## EXERCISE OBJECTIVE
Repeat the records below exactly, from the first line through the line containing "const width = 863, height = 485;", and leave out any pictures.

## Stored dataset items
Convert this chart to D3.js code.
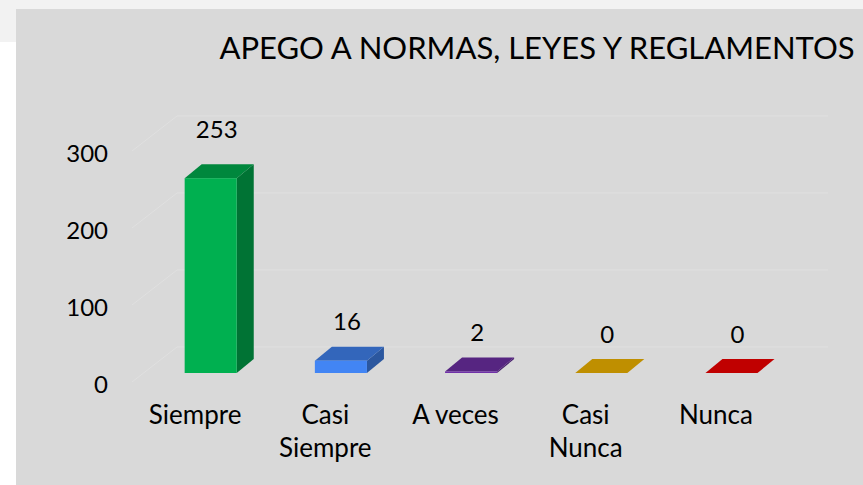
<!DOCTYPE html>
<html>
<head>
<meta charset="utf-8">
<script src="https://cdn.jsdelivr.net/npm/d3@7"></script>
<style>
  body { margin: 0; background: #fff; font-family: Lato, "Open Sans", sans-serif; }
  svg { display: block; }
</style>
</head>
<body>
<div id="chart"></div>
<script>
// data
const categories = ["Siempre", "Casi Siempre", "A veces", "Casi Nunca", "Nunca"];
const values = [253, 16, 2, 0, 0];
const yTicks = [0, 100, 200, 300];
const colors = ["#00b050", "#4285f4", "#7031a8", "#f9bb00", "#fb0000"];
const title = "APEGO A NORMAS, LEYES Y REGLAMENTOS";

const width = 863, height = 485;

// 3d projection bits
const wallDx = 45, wallDy = -35;   // full depth of the plot box
const barOffX = 11.6, barOffY = -9; // where the bars sit in depth
const barDx = 17, barDy = -14;      // depth of a bar

const svg = d3.select("#chart").append("svg")
  .attr("width", width).attr("height", height);

// page background + panel
svg.append("rect").attr("x", 0).attr("y", 0).attr("width", width).attr("height", 42).attr("fill", "#f2f2f2");
svg.append("rect").attr("x", 16).attr("y", 9).attr("width", width - 16).attr("height", height - 9).attr("fill", "#d9d9d9");

const x = d3.scaleBand()
  .domain(categories)
  .range([134, 785])
  .paddingInner(0.6)
  .paddingOuter(0.3);

const y = d3.scaleLinear().domain([0, 300]).range([382, 151]);

// grid: back wall lines and side wall diagonals
const grid = svg.append("g").attr("stroke", "#e0e0e0").attr("stroke-width", 1).attr("fill", "none");
grid.selectAll("line.back")
  .data(yTicks)
  .join("line")
  .attr("class", "back")
  .attr("x1", 132 + wallDx).attr("x2", 783 + wallDx)
  .attr("y1", d => y(d) + wallDy).attr("y2", d => y(d) + wallDy);
grid.selectAll("line.side")
  .data(yTicks)
  .join("line")
  .attr("class", "side")
  .attr("x1", 132).attr("x2", 132 + wallDx)
  .attr("y1", d => y(d)).attr("y2", d => y(d) + wallDy);

// y labels
svg.append("g").selectAll("text")
  .data(yTicks)
  .join("text")
  .attr("x", 108)
  .attr("y", d => y(d) + 3)
  .attr("dy", "0.35em")
  .attr("text-anchor", "end")
  .attr("font-size", 24)
  .attr("fill", "#000")
  .text(d => d);

// bars
const bw = x.bandwidth();
const bars = svg.append("g").selectAll("g")
  .data(categories.map((c, i) => ({ c, v: values[i], col: colors[i] })))
  .join("g")
  .attr("transform", d => `translate(${x(d.c) + barOffX},${barOffY})`);

bars.append("path") // side
  .attr("fill", d => d3.color(d.col).darker(1.2))
  .attr("d", d => {
    const y0 = y(0), y1 = y(d.v);
    return `M${bw},${y0}L${bw + barDx},${y0 + barDy}L${bw + barDx},${y1 + barDy}L${bw},${y1}Z`;
  });
bars.append("path") // top
  .attr("fill", d => d3.color(d.col).darker(0.75))
  .attr("d", d => {
    const y1 = y(d.v);
    return `M0,${y1}L${barDx},${y1 + barDy}L${bw + barDx},${y1 + barDy}L${bw},${y1}Z`;
  });
bars.append("rect") // front
  .attr("x", 0)
  .attr("y", d => y(d.v))
  .attr("width", bw)
  .attr("height", d => y(0) - y(d.v))
  .attr("fill", d => d.col);

// value labels
bars.append("text")
  .attr("x", bw / 2 + 6)
  .attr("y", d => y(d.v) - 30 - (y(0) - y(d.v)) * 0.05)
  .attr("text-anchor", "middle")
  .attr("font-size", 24)
  .attr("fill", "#000")
  .text(d => d.v);

// category labels
const catLabels = svg.append("g").selectAll("text")
  .data(categories)
  .join("text")
  .attr("x", d => x(d) + bw / 2 - 4)
  .attr("y", 424)
  .attr("text-anchor", "middle")
  .attr("font-size", 26)
  .attr("fill", "#000");
catLabels.each(function (d) {
  const words = d.split(" ");
  const lines = d === "A veces" ? [d] : words;
  d3.select(this).selectAll("tspan")
    .data(lines)
    .join("tspan")
    .attr("x", x(d) + bw / 2 - 4)
    .attr("dy", (l, i) => i ? 33 : 0)
    .text(l => l);
});

// title
svg.append("text")
  .attr("x", 537)
  .attr("y", 59)
  .attr("text-anchor", "middle")
  .attr("font-size", 31)
  .attr("fill", "#000")
  .text(title);
</script>
</body>
</html>
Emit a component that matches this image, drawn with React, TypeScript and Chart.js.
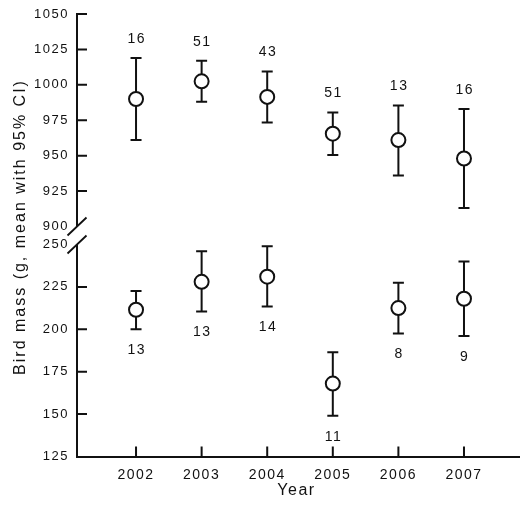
import React, { useEffect, useRef } from "react";
import { Chart, registerables } from "chart.js";

Chart.register(...registerables);

const years = [2002, 2003, 2004, 2005, 2006, 2007];

const topMean = [990, 1002.5, 991.5, 965.5, 961, 948];
const topLower = [961, 988, 973.5, 950.5, 936, 913];
const topUpper = [1019, 1017, 1009.5, 980.5, 985.5, 983];
const topN = ["16", "51", "43", "51", "13", "16"];

const botMean = [211.5, 228, 231, 168, 212.5, 218];
const botLower = [200, 210.5, 213.5, 149, 197.5, 196];
const botUpper = [222.5, 246, 249, 186.5, 227.5, 240];
const botN = ["13", "13", "14", "11", "8", "9"];

const topTicks = [900, 925, 950, 975, 1000, 1025, 1050];
const botTicks = [125, 150, 175, 200, 225, 250];

const yTitle = "Bird mass (g, mean with 95% CI)";
const xTitle = "Year";

const FONT = "'Liberation Sans', Arial, Helvetica, sans-serif";
const INK = "#111";

const customPlugin = {
  id: "custom",
  beforeDraw(chart: any) {
    const ctx = chart.ctx;
    ctx.save();
    ctx.fillStyle = "#fff";
    ctx.fillRect(0, 0, chart.width, chart.height);
    ctx.restore();
    (ctx as any).letterSpacing = "1.5px";
  },
  beforeDatasetsDraw(chart: any) {
    const ctx = chart.ctx;
    const xs = chart.scales.x;
    const groups = [
      { s: chart.scales.yTop, lo: topLower, hi: topUpper },
      { s: chart.scales.yBot, lo: botLower, hi: botUpper },
    ];
    ctx.save();
    ctx.strokeStyle = INK;
    ctx.lineWidth = 2;
    for (const g of groups) {
      years.forEach((yr, i) => {
        const x = xs.getPixelForValue(yr);
        const yl = g.s.getPixelForValue(g.lo[i]);
        const yh = g.s.getPixelForValue(g.hi[i]);
        ctx.beginPath();
        ctx.moveTo(x, yh);
        ctx.lineTo(x, yl);
        ctx.moveTo(x - 5.5, yh);
        ctx.lineTo(x + 5.5, yh);
        ctx.moveTo(x - 5.5, yl);
        ctx.lineTo(x + 5.5, yl);
        ctx.stroke();
      });
    }
    ctx.restore();
  },
  afterDraw(chart: any) {
    const ctx = chart.ctx;
    const xs = chart.scales.x;
    const yt = chart.scales.yTop;
    const yb = chart.scales.yBot;
    const ax = chart.chartArea.left;
    const bottom = chart.chartArea.bottom;
    ctx.save();
    ctx.strokeStyle = INK;
    ctx.lineWidth = 2;
    ctx.lineCap = "butt";
    const p1050 = yt.getPixelForValue(1050);
    const p900 = yt.getPixelForValue(900);
    const p250 = yb.getPixelForValue(250);
    ctx.beginPath();
    ctx.moveTo(ax, p1050 - 1);
    ctx.lineTo(ax, p900);
    ctx.moveTo(ax, p250);
    ctx.lineTo(ax, bottom);
    ctx.stroke();
    ctx.beginPath();
    topTicks.forEach((v) => {
      if (v === 900) return;
      const p = yt.getPixelForValue(v);
      ctx.moveTo(ax - 1, p);
      ctx.lineTo(ax + 10, p);
    });
    botTicks.forEach((v) => {
      if (v === 250 || v === 125) return;
      const p = yb.getPixelForValue(v);
      ctx.moveTo(ax, p);
      ctx.lineTo(ax + 10, p);
    });
    years.forEach((yr) => {
      const x = xs.getPixelForValue(yr);
      ctx.moveTo(x, bottom);
      ctx.lineTo(x, bottom - 10);
    });
    ctx.stroke();
    ctx.lineWidth = 1.8;
    ctx.beginPath();
    [p900, p250].forEach((p) => {
      ctx.moveTo(ax - 9.5, p + 9);
      ctx.lineTo(ax + 9.5, p - 9);
    });
    ctx.stroke();
    ctx.fillStyle = INK;
    ctx.font = `14px ${FONT}`;
    ctx.textAlign = "center";
    ctx.textBaseline = "middle";
    years.forEach((yr, i) => {
      const x = xs.getPixelForValue(yr) + 0.75;
      ctx.fillText(topN[i], x, yt.getPixelForValue(topUpper[i]) - 19);
      ctx.fillText(botN[i], x, yb.getPixelForValue(botLower[i]) + 21);
    });
    ctx.font = `16px ${FONT}`;
    ctx.fillText(xTitle, (chart.chartArea.left + chart.chartArea.right) / 2 - 2, 491);
    ctx.save();
    ctx.translate(21, 228);
    ctx.rotate(-Math.PI / 2);
    (ctx as any).letterSpacing = "2px";
    ctx.fillText(yTitle, 1, 0);
    ctx.restore();
    ctx.restore();
  },
};

function zeroPad(s: any) {
  s.paddingLeft = 0;
  s.paddingRight = 0;
  s.paddingTop = 0;
  s.paddingBottom = 0;
}

export default function App() {
  const ref = useRef<HTMLCanvasElement | null>(null);
  useEffect(() => {
    if (!ref.current) return;
    const tickFont = { family: FONT, size: 13 };
    const chart = new Chart(ref.current, {
      type: "scatter",
      data: {
        datasets: [
          {
            data: years.map((x, i) => ({ x, y: topMean[i] })),
            yAxisID: "yTop",
            pointRadius: 7,
            pointBorderWidth: 2,
            pointBackgroundColor: "#fff",
            pointBorderColor: INK,
            showLine: false,
            clip: false,
          },
          {
            data: years.map((x, i) => ({ x, y: botMean[i] })),
            yAxisID: "yBot",
            pointRadius: 7,
            pointBorderWidth: 2,
            pointBackgroundColor: "#fff",
            pointBorderColor: INK,
            showLine: false,
            clip: false,
          },
        ],
      },
      options: {
        animation: false,
        responsive: true,
        maintainAspectRatio: false,
        devicePixelRatio: 1,
        layout: { autoPadding: false, padding: { top: 14, left: 0, right: 0, bottom: 0 } },
        plugins: { legend: { display: false }, tooltip: { enabled: false } },
        scales: {
          x: {
            type: "linear",
            position: "bottom",
            min: 2001.1,
            max: 2007.854,
            grid: { display: false, drawTicks: false },
            border: { display: true, color: INK, width: 2 },
            ticks: {
              color: INK,
              font: { family: FONT, size: 14 },
              padding: 10,
              autoSkip: false,
              maxRotation: 0,
              callback: (v: any) => String(v),
            },
            afterBuildTicks: (s: any) => {
              s.ticks = years.map((v) => ({ value: v }));
            },
            afterFit: (s: any) => {
              s.height = 49.5;
              zeroPad(s);
            },
          },
          yBot: {
            type: "linear",
            position: "left",
            stack: "y",
            stackWeight: 230,
            min: 125,
            max: 260.6,
            grid: { display: false, drawTicks: false },
            border: { display: false },
            ticks: { color: INK, font: tickFont, padding: 8, autoSkip: false, callback: (v: any) => String(v) },
            afterBuildTicks: (s: any) => {
              s.ticks = botTicks.map((v) => ({ value: v }));
            },
            afterFit: (s: any) => {
              s.width = 77;
              zeroPad(s);
            },
          },
          yTop: {
            type: "linear",
            position: "left",
            stack: "y",
            stackWeight: 212.5,
            min: 900,
            max: 1050,
            grid: { display: false, drawTicks: false },
            border: { display: false },
            ticks: { color: INK, font: tickFont, padding: 8, autoSkip: false, callback: (v: any) => String(v) },
            afterBuildTicks: (s: any) => {
              s.ticks = topTicks.map((v) => ({ value: v }));
            },
            afterFit: (s: any) => {
              s.width = 77;
              zeroPad(s);
            },
          },
        },
      } as any,
      plugins: [customPlugin],
    });
    return () => chart.destroy();
  }, []);
  return (
    <div style={{ position: "fixed", left: 0, top: 0, width: 520, height: 506, background: "#fff" }}>
      <canvas ref={ref} />
    </div>
  );
}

## TASK ANSWER
Convert this chart to D3.js code.
<!DOCTYPE html>
<html>
<head>
<meta charset="utf-8">
<script src="https://cdn.jsdelivr.net/npm/d3@7"></script>
<style>
  body { margin: 0; background: #fff; font-family: Lato, "Open Sans", sans-serif; }
  svg { display: block; }
</style>
</head>
<body>
<div id="chart"></div>
<script>
// data
const categories = ["Siempre", "Casi Siempre", "A veces", "Casi Nunca", "Nunca"];
const values = [253, 16, 2, 0, 0];
const yTicks = [0, 100, 200, 300];
const colors = ["#00b050", "#4285f4", "#7031a8", "#f9bb00", "#fb0000"];
const title = "APEGO A NORMAS, LEYES Y REGLAMENTOS";

const width = 863, height = 485;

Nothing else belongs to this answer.